I was looking what other books Askr Svarte‘s publisher Prav Publising has available and I ran into Eschatological Optimism. The name of the author did not yet ring a bell.
From the introduction of translator and owner of Prav, Jafe Arnold, it soon became clear to me: here we have a book of Darya Aleksandrovna Dugina (1992-2022), the daugher of Alexander Dugin (1962-) who died in a car crash before she turned 30. The book is introduced by Arnold and Alexander Dugin himself.
Daria had studied philosophy and was so ‘Plato minded’ that she used the pseudonym “Platonova”. Obviously she was massively influenced by her father and the circle around him. I see several similarities with the writings of Askr Svarte (or would that be because they have the same translator?).
Dugina appears to have been an avid writer and lecturer and the book is a collection of lectures and essays. The book is divided in four parts. Two first two are -even though very philosophical- quite interesting. The last two interest me less. These last to parts are -very shortly- about the political side of Platonism and later philosophy.
The first part gave the book its title:
eschatological optimism is the consciousness and recognition that the material world, the given world which we presently take to be pure reality, is illusory: it is an illusion that is about to dissipate and end.
“Eschatology” is the acknowledgement that the material world is finite. The “optimism” part of the concept is not so much the being happy about that, but more the ‘riding the tiger’ attitude of Julius Evola: we are going down, let us make the best of the time that is left (but also: “live a life of unhappiness”).

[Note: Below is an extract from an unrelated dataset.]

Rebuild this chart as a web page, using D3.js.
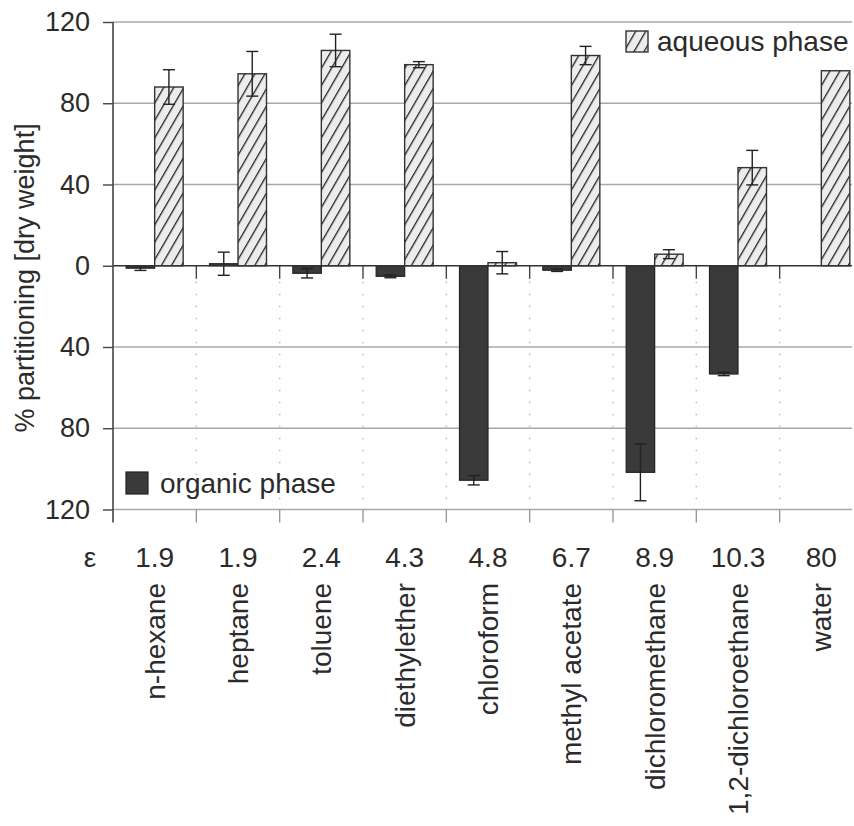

Julius Evola represents an authentic revolt within Postmodernity. Guénon is even more fundamental. They show us the paths we can take. For myself, this path is, without a doubt, Orthodoxy and Edinoverie.
Explaining the latter term later in the book.
I belong to Edinoverie. This Edinoverie Church is somwhere between the Old Believers’ Rite and the ruling Church of the Moscow Patriarchate.
So quite like her father, Dugina is interested in philosophy, Traditionalism, politics and Russian Orthodoxy. Different from her father, Dugina was also a feminist, but I must say: of a very specific type that is completely different from our Western view of feminism and so we see that Dugina was also a thinker of her own.
Just like Svarte, Dugina’s writing frequently goes over my head, but it makes an interesting and often non-Western way of thinking inspite of being too philosophical for my liking. She sure was a thinker with great potential, so her early passing is certainly a shame. With an afterword of Daria’s mother Natalya Melentyeva the book has a tragic opening and closing, but it is good that also the Western audience now has a chance to read this young philosopher.